## begin

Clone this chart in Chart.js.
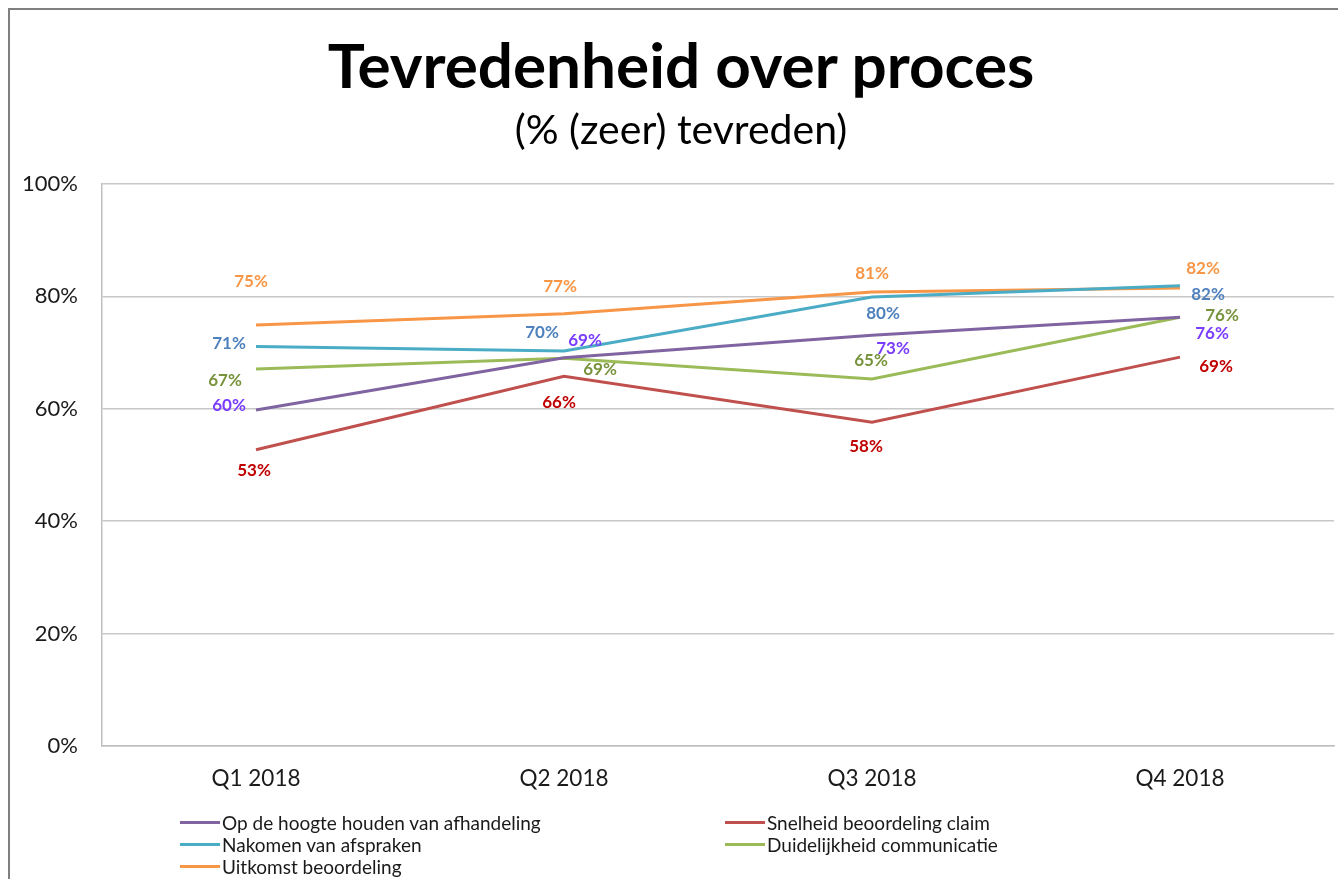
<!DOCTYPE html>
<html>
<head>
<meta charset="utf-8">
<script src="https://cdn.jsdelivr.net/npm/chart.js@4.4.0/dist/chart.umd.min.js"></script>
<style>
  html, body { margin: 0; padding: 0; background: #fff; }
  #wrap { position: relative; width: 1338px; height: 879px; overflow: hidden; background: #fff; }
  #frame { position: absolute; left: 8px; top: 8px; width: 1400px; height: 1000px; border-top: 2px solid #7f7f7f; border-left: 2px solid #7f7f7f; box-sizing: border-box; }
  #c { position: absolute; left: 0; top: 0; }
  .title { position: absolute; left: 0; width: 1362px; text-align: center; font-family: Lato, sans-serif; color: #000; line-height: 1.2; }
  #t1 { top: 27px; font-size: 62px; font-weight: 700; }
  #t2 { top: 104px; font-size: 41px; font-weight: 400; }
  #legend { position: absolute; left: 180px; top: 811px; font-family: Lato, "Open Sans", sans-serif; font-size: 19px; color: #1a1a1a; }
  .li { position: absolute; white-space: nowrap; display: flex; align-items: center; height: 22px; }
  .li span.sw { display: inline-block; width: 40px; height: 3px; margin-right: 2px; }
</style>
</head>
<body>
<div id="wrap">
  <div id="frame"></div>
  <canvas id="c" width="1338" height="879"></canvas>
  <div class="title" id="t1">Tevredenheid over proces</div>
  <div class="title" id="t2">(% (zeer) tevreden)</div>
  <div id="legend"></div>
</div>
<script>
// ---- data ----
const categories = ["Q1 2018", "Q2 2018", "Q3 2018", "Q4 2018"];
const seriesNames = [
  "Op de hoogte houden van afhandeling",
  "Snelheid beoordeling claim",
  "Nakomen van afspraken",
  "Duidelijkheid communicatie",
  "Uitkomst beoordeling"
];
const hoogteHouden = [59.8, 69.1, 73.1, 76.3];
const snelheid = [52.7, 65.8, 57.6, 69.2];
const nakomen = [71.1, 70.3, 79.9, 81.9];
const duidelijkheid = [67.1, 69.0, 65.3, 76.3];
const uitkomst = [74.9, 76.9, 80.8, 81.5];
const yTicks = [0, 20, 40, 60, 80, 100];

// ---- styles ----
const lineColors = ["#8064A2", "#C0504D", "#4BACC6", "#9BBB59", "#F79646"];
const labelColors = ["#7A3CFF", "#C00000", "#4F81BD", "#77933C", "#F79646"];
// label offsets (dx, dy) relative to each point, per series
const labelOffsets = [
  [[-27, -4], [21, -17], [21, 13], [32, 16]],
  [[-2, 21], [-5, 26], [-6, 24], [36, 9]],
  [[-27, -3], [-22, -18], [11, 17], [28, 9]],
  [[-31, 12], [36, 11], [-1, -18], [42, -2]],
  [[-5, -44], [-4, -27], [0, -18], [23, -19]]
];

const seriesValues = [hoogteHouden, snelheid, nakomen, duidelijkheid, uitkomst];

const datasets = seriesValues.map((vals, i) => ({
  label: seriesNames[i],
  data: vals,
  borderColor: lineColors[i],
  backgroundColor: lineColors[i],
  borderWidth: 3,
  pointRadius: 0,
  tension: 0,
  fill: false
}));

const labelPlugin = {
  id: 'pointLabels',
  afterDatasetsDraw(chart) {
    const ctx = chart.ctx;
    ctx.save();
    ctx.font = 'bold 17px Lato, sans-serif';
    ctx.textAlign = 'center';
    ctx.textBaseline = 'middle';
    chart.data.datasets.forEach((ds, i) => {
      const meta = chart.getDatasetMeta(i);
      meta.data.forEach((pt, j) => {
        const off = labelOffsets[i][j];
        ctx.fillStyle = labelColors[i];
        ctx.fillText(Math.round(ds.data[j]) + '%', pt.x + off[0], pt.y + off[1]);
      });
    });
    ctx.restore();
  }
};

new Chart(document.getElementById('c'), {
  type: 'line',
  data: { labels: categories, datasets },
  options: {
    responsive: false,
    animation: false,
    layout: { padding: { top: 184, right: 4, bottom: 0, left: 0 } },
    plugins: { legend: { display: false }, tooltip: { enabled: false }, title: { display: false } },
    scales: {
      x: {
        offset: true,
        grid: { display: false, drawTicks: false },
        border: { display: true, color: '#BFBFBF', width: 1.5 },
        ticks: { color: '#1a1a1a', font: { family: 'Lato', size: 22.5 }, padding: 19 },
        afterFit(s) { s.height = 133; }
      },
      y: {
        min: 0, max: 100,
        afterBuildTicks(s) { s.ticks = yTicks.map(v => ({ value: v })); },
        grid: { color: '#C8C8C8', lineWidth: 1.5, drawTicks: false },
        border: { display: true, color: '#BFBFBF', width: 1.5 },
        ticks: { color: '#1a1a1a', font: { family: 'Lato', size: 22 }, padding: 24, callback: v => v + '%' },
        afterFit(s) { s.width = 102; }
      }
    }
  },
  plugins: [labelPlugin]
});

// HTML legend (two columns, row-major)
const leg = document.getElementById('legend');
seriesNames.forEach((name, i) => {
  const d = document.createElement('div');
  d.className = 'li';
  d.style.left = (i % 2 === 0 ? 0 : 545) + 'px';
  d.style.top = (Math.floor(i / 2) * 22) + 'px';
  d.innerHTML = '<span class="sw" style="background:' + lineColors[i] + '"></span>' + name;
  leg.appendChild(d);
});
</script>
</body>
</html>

## end

Every line of text is to be repeated exactly; pictures are left out.

• _ANSWER FOR THE TASK_:
Clone this chart in Chart.js.
<!DOCTYPE html>
<html>
<head>
<meta charset="utf-8">
<script src="https://cdn.jsdelivr.net/npm/chart.js@4.4.0/dist/chart.umd.min.js"></script>
<style>
  html, body { margin: 0; padding: 0; background: #fff; }
  #wrap { position: relative; width: 1338px; height: 879px; overflow: hidden; background: #fff; }
  #frame { position: absolute; left: 8px; top: 8px; width: 1400px; height: 1000px; border-top: 2px solid #7f7f7f; border-left: 2px solid #7f7f7f; box-sizing: border-box; }
  #c { position: absolute; left: 0; top: 0; }
  .title { position: absolute; left: 0; width: 1362px; text-align: center; font-family: Lato, sans-serif; color: #000; line-height: 1.2; }
  #t1 { top: 27px; font-size: 62px; font-weight: 700; }
  #t2 { top: 104px; font-size: 41px; font-weight: 400; }
  #legend { position: absolute; left: 180px; top: 811px; font-family: Lato, "Open Sans", sans-serif; font-size: 19px; color: #1a1a1a; }
  .li { position: absolute; white-space: nowrap; display: flex; align-items: center; height: 22px; }
  .li span.sw { display: inline-block; width: 40px; height: 3px; margin-right: 2px; }
</style>
</head>
<body>
<div id="wrap">
  <div id="frame"></div>
  <canvas id="c" width="1338" height="879"></canvas>
  <div class="title" id="t1">Tevredenheid over proces</div>
  <div class="title" id="t2">(% (zeer) tevreden)</div>
  <div id="legend"></div>
</div>
<script>
// ---- data ----
const categories = ["Q1 2018", "Q2 2018", "Q3 2018", "Q4 2018"];
const seriesNames = [
  "Op de hoogte houden van afhandeling",
  "Snelheid beoordeling claim",
  "Nakomen van afspraken",
  "Duidelijkheid communicatie",
  "Uitkomst beoordeling"
];
const hoogteHouden = [59.8, 69.1, 73.1, 76.3];
const snelheid = [52.7, 65.8, 57.6, 69.2];
const nakomen = [71.1, 70.3, 79.9, 81.9];
const duidelijkheid = [67.1, 69.0, 65.3, 76.3];
const uitkomst = [74.9, 76.9, 80.8, 81.5];
const yTicks = [0, 20, 40, 60, 80, 100];

// ---- styles ----
const lineColors = ["#8064A2", "#C0504D", "#4BACC6", "#9BBB59", "#F79646"];
const labelColors = ["#7A3CFF", "#C00000", "#4F81BD", "#77933C", "#F79646"];
// label offsets (dx, dy) relative to each point, per series
const labelOffsets = [
  [[-27, -4], [21, -17], [21, 13], [32, 16]],
  [[-2, 21], [-5, 26], [-6, 24], [36, 9]],
  [[-27, -3], [-22, -18], [11, 17], [28, 9]],
  [[-31, 12], [36, 11], [-1, -18], [42, -2]],
  [[-5, -44], [-4, -27], [0, -18], [23, -19]]
];

const seriesValues = [hoogteHouden, snelheid, nakomen, duidelijkheid, uitkomst];

const datasets = seriesValues.map((vals, i) => ({
  label: seriesNames[i],
  data: vals,
  borderColor: lineColors[i],
  backgroundColor: lineColors[i],
  borderWidth: 3,
  pointRadius: 0,
  tension: 0,
  fill: false
}));

const labelPlugin = {
  id: 'pointLabels',
  afterDatasetsDraw(chart) {
    const ctx = chart.ctx;
    ctx.save();
    ctx.font = 'bold 17px Lato, sans-serif';
    ctx.textAlign = 'center';
    ctx.textBaseline = 'middle';
    chart.data.datasets.forEach((ds, i) => {
      const meta = chart.getDatasetMeta(i);
      meta.data.forEach((pt, j) => {
        const off = labelOffsets[i][j];
        ctx.fillStyle = labelColors[i];
        ctx.fillText(Math.round(ds.data[j]) + '%', pt.x + off[0], pt.y + off[1]);
      });
    });
    ctx.restore();
  }
};

new Chart(document.getElementById('c'), {
  type: 'line',
  data: { labels: categories, datasets },
  options: {
    responsive: false,
    animation: false,
    layout: { padding: { top: 184, right: 4, bottom: 0, left: 0 } },
    plugins: { legend: { display: false }, tooltip: { enabled: false }, title: { display: false } },
    scales: {
      x: {
        offset: true,
        grid: { display: false, drawTicks: false },
        border: { display: true, color: '#BFBFBF', width: 1.5 },
        ticks: { color: '#1a1a1a', font: { family: 'Lato', size: 22.5 }, padding: 19 },
        afterFit(s) { s.height = 133; }
      },
      y: {
        min: 0, max: 100,
        afterBuildTicks(s) { s.ticks = yTicks.map(v => ({ value: v })); },
        grid: { color: '#C8C8C8', lineWidth: 1.5, drawTicks: false },
        border: { display: true, color: '#BFBFBF', width: 1.5 },
        ticks: { color: '#1a1a1a', font: { family: 'Lato', size: 22 }, padding: 24, callback: v => v + '%' },
        afterFit(s) { s.width = 102; }
      }
    }
  },
  plugins: [labelPlugin]
});

// HTML legend (two columns, row-major)
const leg = document.getElementById('legend');
seriesNames.forEach((name, i) => {
  const d = document.createElement('div');
  d.className = 'li';
  d.style.left = (i % 2 === 0 ? 0 : 545) + 'px';
  d.style.top = (Math.floor(i / 2) * 22) + 'px';
  d.innerHTML = '<span class="sw" style="background:' + lineColors[i] + '"></span>' + name;
  leg.appendChild(d);
});
</script>
</body>
</html>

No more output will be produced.